▶ _SUPPLIED DATA_:
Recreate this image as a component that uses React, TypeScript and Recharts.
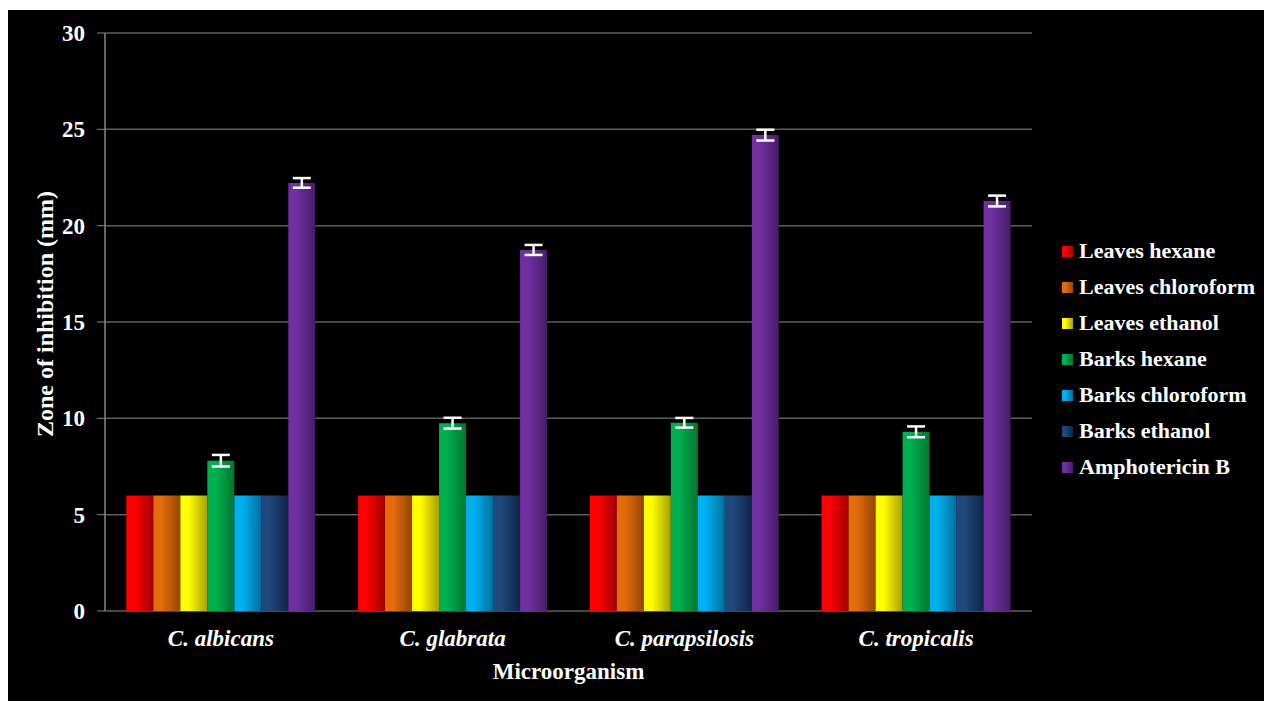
import { BarChart, Bar, XAxis, YAxis, CartesianGrid, ErrorBar } from 'recharts';

const categories = ['C. albicans', 'C. glabrata', 'C. parapsilosis', 'C. tropicalis'];

const leavesHexane = [6, 6, 6, 6];
const leavesChloroform = [6, 6, 6, 6];
const leavesEthanol = [6, 6, 6, 6];
const barksHexane = [7.8, 9.75, 9.77, 9.3];
const barksHexaneErr = [0.3, 0.28, 0.25, 0.28];
const barksChloroform = [6, 6, 6, 6];
const barksEthanol = [6, 6, 6, 6];
const amphotericinB = [22.22, 18.74, 24.7, 21.28];
const amphotericinBErr = [0.25, 0.26, 0.28, 0.28];

const yTicks = [0, 5, 10, 15, 20, 25, 30];
const boundaryTicks = [0, 1, 2, 3, 4];

const SERIES = [
    { key: 'leavesHexane', name: 'Leaves hexane', light: '#ff0000', dark: '#a00000' },
    { key: 'leavesChloroform', name: 'Leaves chloroform', light: '#e46c0a', dark: '#944507' },
    { key: 'leavesEthanol', name: 'Leaves ethanol', light: '#ffff00', dark: '#a8a000' },
    { key: 'barksHexane', name: 'Barks hexane', light: '#00b050', dark: '#00752f' },
    { key: 'barksChloroform', name: 'Barks chloroform', light: '#00b0f0', dark: '#006f9c' },
    { key: 'barksEthanol', name: 'Barks ethanol', light: '#1f497d', dark: '#0e2546' },
    { key: 'amphotericinB', name: 'Amphotericin B', light: '#7030a0', dark: '#461c68' },
];

const ERRORS: Record<string, string> = {
    barksHexane: 'barksHexaneErr',
    amphotericinB: 'amphotericinBErr',
};

const data = categories.map((name, i) => ({
    name,
    leavesHexane: leavesHexane[i],
    leavesChloroform: leavesChloroform[i],
    leavesEthanol: leavesEthanol[i],
    barksHexane: barksHexane[i],
    barksHexaneErr: barksHexaneErr[i],
    barksChloroform: barksChloroform[i],
    barksEthanol: barksEthanol[i],
    amphotericinB: amphotericinB[i],
    amphotericinBErr: amphotericinBErr[i],
}));

const FONT = '"Times New Roman", "Liberation Serif", serif';
const AXIS_GRAY = '#868686';
const GRID_GRAY = '#5e5e5e';

// plot area inside the black panel: x 97..1024, y 23..601
const XTitle = ({ viewBox }: any) => {
    const cx = viewBox.x + viewBox.width / 2;
    return (
        <text x={cx} y={661} textAnchor="middle" dominantBaseline="central" fill="#fff" fontSize={23} fontWeight="bold" fontFamily={FONT}>
            Microorganism
        </text>
    );
};

const YTitle = () => {
    const cy = 304;
    return (
        <text
            x={37}
            y={cy}
            transform={`rotate(-90, 37, ${cy})`}
            textAnchor="middle"
            dominantBaseline="central"
            fill="#fff"
            fontSize={24}
            fontWeight="bold"
            fontFamily={FONT}
        >
            Zone of inhibition (mm)
        </text>
    );
};

export default function App() {
    return (
        <div
            style={{
                position: 'absolute',
                left: 8,
                top: 10,
                width: 1256,
                height: 691,
                background: '#000',
                fontFamily: FONT,
            }}
        >
            <BarChart
                width={1256}
                height={691}
                data={data}
                margin={{ top: 23, right: 232, bottom: 30, left: 37 }}
                barCategoryGap="9.2%"
                barGap={0}
            >
                <defs>
                    {SERIES.map((s) => (
                        <linearGradient key={s.key} id={`grad-${s.key}`} x1="0" y1="0" x2="1" y2="0">
                            <stop offset="0%" stopColor={s.light} />
                            <stop offset="30%" stopColor={s.light} />
                            <stop offset="100%" stopColor={s.dark} />
                        </linearGradient>
                    ))}
                </defs>
                <CartesianGrid vertical={false} stroke={GRID_GRAY} strokeWidth={1.5} />
                <XAxis
                    xAxisId="bounds"
                    type="number"
                    domain={[0, 4]}
                    ticks={boundaryTicks}
                    tick={false}
                    tickSize={7}
                    tickLine={{ stroke: AXIS_GRAY }}
                    axisLine={{ stroke: AXIS_GRAY, strokeWidth: 1.5 }}
                    height={0}
                />
                <XAxis
                    dataKey="name"
                    tickLine={false}
                    axisLine={false}
                    height={60}
                    tickMargin={13}
                    tick={{ fill: '#fff', fontSize: 23, fontWeight: 'bold', fontStyle: 'italic', fontFamily: FONT }}
                    label={<XTitle />}
                />
                <YAxis
                    domain={[0, 30]}
                    ticks={yTicks}
                    width={60}
                    tickSize={8}
                    tickMargin={12}
                    tickLine={{ stroke: AXIS_GRAY }}
                    axisLine={{ stroke: AXIS_GRAY, strokeWidth: 1.5 }}
                    tick={{ fill: '#fff', fontSize: 23, fontWeight: 'bold', fontFamily: FONT }}
                    label={<YTitle />}
                />
                {SERIES.map((s) => (
                    <Bar key={s.key} dataKey={s.key} name={s.name} fill={`url(#grad-${s.key})`} isAnimationActive={false}>
                        {ERRORS[s.key] && (
                            <ErrorBar dataKey={ERRORS[s.key]} width={9} strokeWidth={2.5} stroke="#fff" />
                        )}
                    </Bar>
                ))}
            </BarChart>

            <ul
                style={{
                    position: 'absolute',
                    left: 1054,
                    top: 223,
                    margin: 0,
                    padding: 0,
                    listStyle: 'none',
                }}
            >
                {SERIES.map((s) => (
                    <li
                        key={s.key}
                        style={{
                            height: 36,
                            display: 'flex',
                            alignItems: 'center',
                            color: '#fff',
                            fontSize: 22,
                            fontWeight: 'bold',
                            whiteSpace: 'nowrap',
                        }}
                    >
                        <span
                            style={{
                                width: 11,
                                height: 11,
                                marginRight: 6,
                                flexShrink: 0,
                                background: `linear-gradient(to right, ${s.light} 30%, ${s.dark})`,
                            }}
                        />
                        {s.name}
                    </li>
                ))}
            </ul>
        </div>
    );
}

▶ _TASK OBJECTIVE_: Set down again, exactly, the lines of the material above from its first line to the one with "const GRID_GRAY = '#5e5e5e';", inclusive. Leave the pictures out.

▶ _THE OUTPUT_:
Recreate this image as a component that uses React, TypeScript and Recharts.
import { BarChart, Bar, XAxis, YAxis, CartesianGrid, ErrorBar } from 'recharts';

const categories = ['C. albicans', 'C. glabrata', 'C. parapsilosis', 'C. tropicalis'];

const leavesHexane = [6, 6, 6, 6];
const leavesChloroform = [6, 6, 6, 6];
const leavesEthanol = [6, 6, 6, 6];
const barksHexane = [7.8, 9.75, 9.77, 9.3];
const barksHexaneErr = [0.3, 0.28, 0.25, 0.28];
const barksChloroform = [6, 6, 6, 6];
const barksEthanol = [6, 6, 6, 6];
const amphotericinB = [22.22, 18.74, 24.7, 21.28];
const amphotericinBErr = [0.25, 0.26, 0.28, 0.28];

const yTicks = [0, 5, 10, 15, 20, 25, 30];
const boundaryTicks = [0, 1, 2, 3, 4];

const SERIES = [
    { key: 'leavesHexane', name: 'Leaves hexane', light: '#ff0000', dark: '#a00000' },
    { key: 'leavesChloroform', name: 'Leaves chloroform', light: '#e46c0a', dark: '#944507' },
    { key: 'leavesEthanol', name: 'Leaves ethanol', light: '#ffff00', dark: '#a8a000' },
    { key: 'barksHexane', name: 'Barks hexane', light: '#00b050', dark: '#00752f' },
    { key: 'barksChloroform', name: 'Barks chloroform', light: '#00b0f0', dark: '#006f9c' },
    { key: 'barksEthanol', name: 'Barks ethanol', light: '#1f497d', dark: '#0e2546' },
    { key: 'amphotericinB', name: 'Amphotericin B', light: '#7030a0', dark: '#461c68' },
];

const ERRORS: Record<string, string> = {
    barksHexane: 'barksHexaneErr',
    amphotericinB: 'amphotericinBErr',
};

const data = categories.map((name, i) => ({
    name,
    leavesHexane: leavesHexane[i],
    leavesChloroform: leavesChloroform[i],
    leavesEthanol: leavesEthanol[i],
    barksHexane: barksHexane[i],
    barksHexaneErr: barksHexaneErr[i],
    barksChloroform: barksChloroform[i],
    barksEthanol: barksEthanol[i],
    amphotericinB: amphotericinB[i],
    amphotericinBErr: amphotericinBErr[i],
}));

const FONT = '"Times New Roman", "Liberation Serif", serif';
const AXIS_GRAY = '#868686';
const GRID_GRAY = '#5e5e5e';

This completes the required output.